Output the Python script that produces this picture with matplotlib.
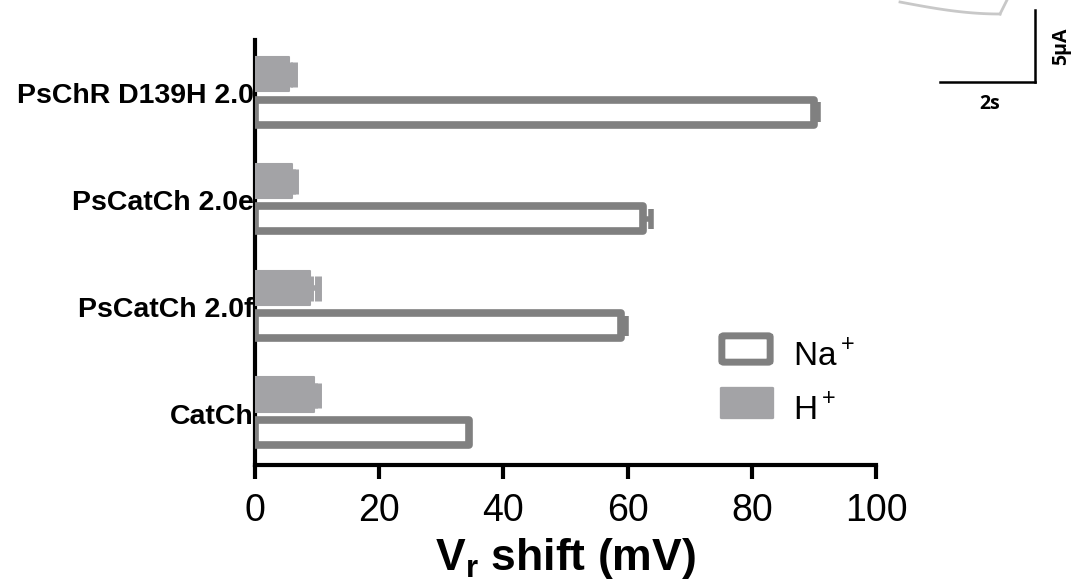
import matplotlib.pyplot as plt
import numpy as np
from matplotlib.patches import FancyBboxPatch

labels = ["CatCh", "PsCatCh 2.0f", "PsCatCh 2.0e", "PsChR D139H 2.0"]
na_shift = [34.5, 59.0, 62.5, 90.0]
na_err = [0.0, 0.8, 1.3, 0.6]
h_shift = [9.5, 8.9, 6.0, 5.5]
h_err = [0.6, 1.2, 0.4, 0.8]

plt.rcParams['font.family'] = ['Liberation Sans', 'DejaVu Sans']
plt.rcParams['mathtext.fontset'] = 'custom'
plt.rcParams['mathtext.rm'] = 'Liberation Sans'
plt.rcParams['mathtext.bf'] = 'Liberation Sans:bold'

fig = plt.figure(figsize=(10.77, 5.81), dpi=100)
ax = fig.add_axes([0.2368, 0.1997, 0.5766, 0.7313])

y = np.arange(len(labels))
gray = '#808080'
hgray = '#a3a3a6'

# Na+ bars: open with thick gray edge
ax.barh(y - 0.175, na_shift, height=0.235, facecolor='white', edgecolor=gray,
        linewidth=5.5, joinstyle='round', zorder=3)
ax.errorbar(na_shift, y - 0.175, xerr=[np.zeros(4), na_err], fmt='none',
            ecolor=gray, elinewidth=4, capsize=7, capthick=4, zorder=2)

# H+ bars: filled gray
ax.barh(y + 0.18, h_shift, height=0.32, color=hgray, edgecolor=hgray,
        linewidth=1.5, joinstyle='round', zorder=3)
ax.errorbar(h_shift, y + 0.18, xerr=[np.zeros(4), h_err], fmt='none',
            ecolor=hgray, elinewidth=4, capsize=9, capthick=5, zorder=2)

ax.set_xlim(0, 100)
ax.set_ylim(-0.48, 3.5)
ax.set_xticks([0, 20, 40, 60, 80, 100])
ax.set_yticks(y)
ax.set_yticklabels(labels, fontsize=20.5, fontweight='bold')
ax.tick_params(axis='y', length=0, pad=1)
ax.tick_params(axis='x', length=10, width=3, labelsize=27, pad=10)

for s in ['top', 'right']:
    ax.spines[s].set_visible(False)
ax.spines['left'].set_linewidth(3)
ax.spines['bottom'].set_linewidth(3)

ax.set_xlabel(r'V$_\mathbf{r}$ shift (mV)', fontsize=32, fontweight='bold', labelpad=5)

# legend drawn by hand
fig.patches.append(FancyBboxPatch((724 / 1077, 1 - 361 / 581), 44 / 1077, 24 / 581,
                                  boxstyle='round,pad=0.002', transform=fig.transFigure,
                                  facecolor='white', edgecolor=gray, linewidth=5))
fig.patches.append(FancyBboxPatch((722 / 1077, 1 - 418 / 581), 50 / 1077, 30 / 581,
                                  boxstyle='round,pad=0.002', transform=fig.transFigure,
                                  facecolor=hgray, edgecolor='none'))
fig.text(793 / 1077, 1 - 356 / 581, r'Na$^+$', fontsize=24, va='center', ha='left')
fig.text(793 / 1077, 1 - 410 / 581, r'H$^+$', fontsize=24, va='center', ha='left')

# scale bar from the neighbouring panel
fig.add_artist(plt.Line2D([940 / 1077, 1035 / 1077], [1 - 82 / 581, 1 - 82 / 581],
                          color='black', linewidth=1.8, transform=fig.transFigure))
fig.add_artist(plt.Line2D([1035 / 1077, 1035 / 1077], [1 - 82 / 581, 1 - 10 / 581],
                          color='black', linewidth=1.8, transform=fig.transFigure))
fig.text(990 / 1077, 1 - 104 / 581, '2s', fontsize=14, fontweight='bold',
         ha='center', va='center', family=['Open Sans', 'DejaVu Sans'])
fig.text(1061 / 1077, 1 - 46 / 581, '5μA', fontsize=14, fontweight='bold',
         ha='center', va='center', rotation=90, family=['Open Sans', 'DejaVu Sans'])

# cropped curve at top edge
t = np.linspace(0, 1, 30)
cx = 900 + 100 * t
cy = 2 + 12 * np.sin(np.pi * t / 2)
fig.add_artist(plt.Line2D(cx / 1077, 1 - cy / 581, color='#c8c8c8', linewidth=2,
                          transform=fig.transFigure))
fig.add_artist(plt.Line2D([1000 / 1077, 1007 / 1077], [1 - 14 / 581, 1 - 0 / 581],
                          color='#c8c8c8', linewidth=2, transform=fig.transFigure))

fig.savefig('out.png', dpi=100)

▶ **Written request**
Quote, please, every line of the material above from its start through the line that has "from matplotlib.patches import FancyBboxPatch", reproducing the words exactly and dropping any images.

▶ **Answer**
Output the Python script that produces this picture with matplotlib.
import matplotlib.pyplot as plt
import numpy as np
from matplotlib.patches import FancyBboxPatch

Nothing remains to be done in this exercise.